The bill, by Sen. Don Perata, D-Oakland, would allow auto insurers to offer “persistency discounts” to try to lure longtime customers away from their competitors.
Supporters said the legislation, which cleared the Assembly Insurance Committee on a 14-3 vote, would spur competition and help motorists shop around for the lowest insurance rates.
Opponents said it would violate Proposition 103‘s ban on basing rates on lack of prior insurance and would result in higher premiums for drivers who have gaps in their coverage.

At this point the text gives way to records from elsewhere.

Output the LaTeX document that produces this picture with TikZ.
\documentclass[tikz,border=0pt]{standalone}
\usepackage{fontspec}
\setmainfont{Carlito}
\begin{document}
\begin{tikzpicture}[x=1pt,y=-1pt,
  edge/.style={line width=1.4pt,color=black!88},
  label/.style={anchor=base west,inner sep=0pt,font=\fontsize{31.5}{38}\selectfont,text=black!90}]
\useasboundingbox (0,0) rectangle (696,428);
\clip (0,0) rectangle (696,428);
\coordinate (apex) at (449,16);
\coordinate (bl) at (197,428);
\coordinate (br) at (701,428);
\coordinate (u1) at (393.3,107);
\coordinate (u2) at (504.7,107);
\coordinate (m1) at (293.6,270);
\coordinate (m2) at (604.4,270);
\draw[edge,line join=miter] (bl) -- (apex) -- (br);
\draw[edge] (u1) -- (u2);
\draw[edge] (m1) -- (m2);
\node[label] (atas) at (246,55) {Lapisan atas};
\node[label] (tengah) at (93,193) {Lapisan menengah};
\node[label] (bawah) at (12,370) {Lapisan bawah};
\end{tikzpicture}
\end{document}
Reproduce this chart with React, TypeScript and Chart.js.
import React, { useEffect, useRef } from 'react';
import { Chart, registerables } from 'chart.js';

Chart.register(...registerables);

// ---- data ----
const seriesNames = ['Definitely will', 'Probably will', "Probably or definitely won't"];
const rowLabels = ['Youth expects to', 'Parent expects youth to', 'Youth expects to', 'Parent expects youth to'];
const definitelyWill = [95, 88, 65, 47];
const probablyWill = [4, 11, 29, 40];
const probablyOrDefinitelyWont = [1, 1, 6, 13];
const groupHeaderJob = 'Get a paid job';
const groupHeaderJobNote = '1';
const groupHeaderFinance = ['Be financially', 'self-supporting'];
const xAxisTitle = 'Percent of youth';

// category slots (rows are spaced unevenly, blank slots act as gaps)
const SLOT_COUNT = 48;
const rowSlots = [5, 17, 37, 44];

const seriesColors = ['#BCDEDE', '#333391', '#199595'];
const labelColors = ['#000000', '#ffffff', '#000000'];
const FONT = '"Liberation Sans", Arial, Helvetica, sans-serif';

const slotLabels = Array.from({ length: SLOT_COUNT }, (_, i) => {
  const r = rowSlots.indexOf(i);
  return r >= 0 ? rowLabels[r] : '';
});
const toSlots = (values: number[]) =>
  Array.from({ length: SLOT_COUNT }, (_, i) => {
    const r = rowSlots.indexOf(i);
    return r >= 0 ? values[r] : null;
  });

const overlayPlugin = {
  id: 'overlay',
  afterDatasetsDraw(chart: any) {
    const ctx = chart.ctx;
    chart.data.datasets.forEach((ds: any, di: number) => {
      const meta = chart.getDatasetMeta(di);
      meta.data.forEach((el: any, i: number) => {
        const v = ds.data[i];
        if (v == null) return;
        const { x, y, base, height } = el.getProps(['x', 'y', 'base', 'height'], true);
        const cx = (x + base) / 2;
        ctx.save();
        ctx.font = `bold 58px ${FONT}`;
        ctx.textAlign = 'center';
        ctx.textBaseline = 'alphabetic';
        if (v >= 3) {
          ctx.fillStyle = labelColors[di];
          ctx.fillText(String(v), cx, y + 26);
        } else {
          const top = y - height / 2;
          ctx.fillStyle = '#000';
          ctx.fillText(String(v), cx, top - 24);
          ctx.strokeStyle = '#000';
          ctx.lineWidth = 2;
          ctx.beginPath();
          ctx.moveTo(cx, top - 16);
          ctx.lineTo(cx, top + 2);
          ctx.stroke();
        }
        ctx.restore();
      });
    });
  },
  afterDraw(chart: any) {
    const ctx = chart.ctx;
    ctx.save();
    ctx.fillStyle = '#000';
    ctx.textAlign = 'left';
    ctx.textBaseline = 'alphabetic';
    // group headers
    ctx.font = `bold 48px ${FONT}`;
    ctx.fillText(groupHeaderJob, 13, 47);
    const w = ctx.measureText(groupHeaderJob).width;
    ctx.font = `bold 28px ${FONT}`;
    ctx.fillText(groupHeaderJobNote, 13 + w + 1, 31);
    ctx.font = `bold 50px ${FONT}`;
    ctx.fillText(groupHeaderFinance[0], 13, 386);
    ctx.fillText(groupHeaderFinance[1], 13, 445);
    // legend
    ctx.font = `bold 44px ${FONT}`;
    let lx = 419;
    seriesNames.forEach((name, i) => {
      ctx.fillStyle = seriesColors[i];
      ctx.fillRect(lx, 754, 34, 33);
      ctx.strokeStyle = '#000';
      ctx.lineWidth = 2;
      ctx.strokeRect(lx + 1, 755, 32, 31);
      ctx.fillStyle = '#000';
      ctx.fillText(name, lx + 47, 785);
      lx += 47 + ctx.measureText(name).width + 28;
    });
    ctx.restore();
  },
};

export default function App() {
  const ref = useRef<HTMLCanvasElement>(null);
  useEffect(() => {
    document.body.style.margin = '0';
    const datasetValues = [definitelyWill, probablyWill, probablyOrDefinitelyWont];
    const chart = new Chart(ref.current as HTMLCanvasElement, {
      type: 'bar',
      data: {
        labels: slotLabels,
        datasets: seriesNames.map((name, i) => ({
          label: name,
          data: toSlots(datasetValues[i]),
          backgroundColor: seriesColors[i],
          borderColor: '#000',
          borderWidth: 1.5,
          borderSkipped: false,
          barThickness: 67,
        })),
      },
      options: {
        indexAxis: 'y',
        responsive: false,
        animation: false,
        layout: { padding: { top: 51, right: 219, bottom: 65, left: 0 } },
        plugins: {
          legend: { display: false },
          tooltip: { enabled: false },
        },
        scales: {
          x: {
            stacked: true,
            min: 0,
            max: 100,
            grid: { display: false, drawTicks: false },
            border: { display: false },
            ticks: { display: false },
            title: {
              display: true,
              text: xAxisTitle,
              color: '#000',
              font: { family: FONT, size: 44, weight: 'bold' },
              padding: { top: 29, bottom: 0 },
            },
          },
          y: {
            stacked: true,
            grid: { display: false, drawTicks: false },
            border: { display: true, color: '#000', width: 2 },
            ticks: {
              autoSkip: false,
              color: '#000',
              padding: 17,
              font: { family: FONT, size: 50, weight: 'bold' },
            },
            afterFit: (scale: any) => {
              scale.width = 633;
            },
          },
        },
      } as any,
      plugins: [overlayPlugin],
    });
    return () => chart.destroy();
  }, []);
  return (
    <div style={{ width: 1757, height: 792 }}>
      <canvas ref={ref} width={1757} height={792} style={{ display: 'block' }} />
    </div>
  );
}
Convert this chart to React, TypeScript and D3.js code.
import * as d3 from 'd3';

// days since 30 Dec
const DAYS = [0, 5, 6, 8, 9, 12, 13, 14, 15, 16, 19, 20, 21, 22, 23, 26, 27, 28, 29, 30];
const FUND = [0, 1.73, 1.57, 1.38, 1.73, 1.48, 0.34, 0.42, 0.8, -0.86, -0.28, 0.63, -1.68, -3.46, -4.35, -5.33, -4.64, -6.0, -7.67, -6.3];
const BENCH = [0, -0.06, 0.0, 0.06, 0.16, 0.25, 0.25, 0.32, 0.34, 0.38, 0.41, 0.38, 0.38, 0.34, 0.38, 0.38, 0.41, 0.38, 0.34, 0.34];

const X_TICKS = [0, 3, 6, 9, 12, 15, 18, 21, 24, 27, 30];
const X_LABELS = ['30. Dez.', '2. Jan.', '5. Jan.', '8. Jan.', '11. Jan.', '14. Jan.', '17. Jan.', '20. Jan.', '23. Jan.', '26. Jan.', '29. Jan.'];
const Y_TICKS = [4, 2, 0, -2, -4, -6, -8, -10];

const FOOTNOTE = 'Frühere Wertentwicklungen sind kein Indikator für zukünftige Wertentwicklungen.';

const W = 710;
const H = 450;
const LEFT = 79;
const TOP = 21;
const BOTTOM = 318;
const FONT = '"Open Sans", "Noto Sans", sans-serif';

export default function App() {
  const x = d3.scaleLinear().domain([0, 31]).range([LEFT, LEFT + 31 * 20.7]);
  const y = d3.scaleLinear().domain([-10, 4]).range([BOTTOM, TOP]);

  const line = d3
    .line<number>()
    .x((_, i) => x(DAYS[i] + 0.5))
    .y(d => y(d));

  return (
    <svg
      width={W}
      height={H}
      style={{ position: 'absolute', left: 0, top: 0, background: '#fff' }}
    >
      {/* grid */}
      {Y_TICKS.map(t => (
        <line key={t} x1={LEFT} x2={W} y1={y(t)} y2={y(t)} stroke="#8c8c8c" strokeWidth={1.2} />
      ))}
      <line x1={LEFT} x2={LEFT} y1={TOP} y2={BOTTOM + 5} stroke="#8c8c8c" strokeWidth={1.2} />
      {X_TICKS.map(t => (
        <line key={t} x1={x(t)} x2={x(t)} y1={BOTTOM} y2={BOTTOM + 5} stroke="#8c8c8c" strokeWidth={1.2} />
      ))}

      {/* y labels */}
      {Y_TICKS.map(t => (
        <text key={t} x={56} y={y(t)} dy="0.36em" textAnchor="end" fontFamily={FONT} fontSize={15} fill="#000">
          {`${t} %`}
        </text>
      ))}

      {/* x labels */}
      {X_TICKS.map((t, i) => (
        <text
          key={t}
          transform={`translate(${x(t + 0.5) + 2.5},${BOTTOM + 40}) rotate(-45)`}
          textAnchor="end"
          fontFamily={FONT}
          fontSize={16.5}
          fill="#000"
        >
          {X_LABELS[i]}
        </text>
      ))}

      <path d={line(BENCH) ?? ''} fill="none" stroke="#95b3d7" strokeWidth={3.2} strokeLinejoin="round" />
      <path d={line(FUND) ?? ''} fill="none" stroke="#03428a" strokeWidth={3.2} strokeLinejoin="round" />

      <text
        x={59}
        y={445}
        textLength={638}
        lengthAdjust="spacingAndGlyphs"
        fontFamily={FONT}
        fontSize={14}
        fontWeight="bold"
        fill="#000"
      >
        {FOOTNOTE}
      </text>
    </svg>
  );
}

Often those drivers are among the poorest in the state, they said.
“It works against people who don’t have the money to be insured or have been uninsured for various reasons,” said Norma Garcia, a lobbyist for Consumers Union.
Doug Heller, a lobbyist for the Foundation for Taxpayer and Consumer Rights, said the bill could result in a 38 percent higher rate for the customer with a gap in coverage, based on information he got from the Web site of Mercury Insurance, the bill’s chief supporter.
Heller noted the bill would allow people to qualify for persistency discounts even though they had a two-year gap in coverage because they were out of the state for military service.
Other motorists would only be allowed a 90-day coverage gap in the previous five years to qualify for the discounts.
Supporters said the bill would merely make portable discounts the Department of Insurance allows insurers to offer their longtime customers. “You’re entitled to that discount because you are persistently insured, not because you are persistently insured at Mercury or Farmers,” said Kathy Snodgrass, a lobbyist for Mercury.
Assemblyman John Campbell, R-Irvine, said the law requires motorists to have insurance and that Perata’s bill would justifiably “create a financial penalty for people who break the law.”
John Norwood, a lobbyist for the Insurance Agents and Brokers Legislative Council and Progressive Insurance Co., said the current discount system works against small insurers who are trying to expand their share of the market.
“There either has to be a portable persistency discount or no persistency discount at all,” he said.
But Heller said there are demonstrated savings for the insurer when a customer stays with one company for a long period of time, such as lower advertising costs. Mercury hasn’t been able to convince the department there are savings when the longtime customer changes companies, he added.
The Insurance Committee chairman, Assemblyman Juan Vargas, D-San Diego, admonished Heller when he held up a fake $10,000 bill to refer to the nearly $2 million in campaign contributions that Mercury has handed out since the start of 2000, including donations to at least 12 of the 19 Insurance Committee members.
“Obviously you’re playing to the media here,” he told Heller. “This is not a circus. This is a committee room.”
Heller said later that the “real circuses are the endless circus of fund-raisers that get us to the point where the contributions of one insurance company are more important than the voices of consumers, low-income representatives and the insurance commissioner.”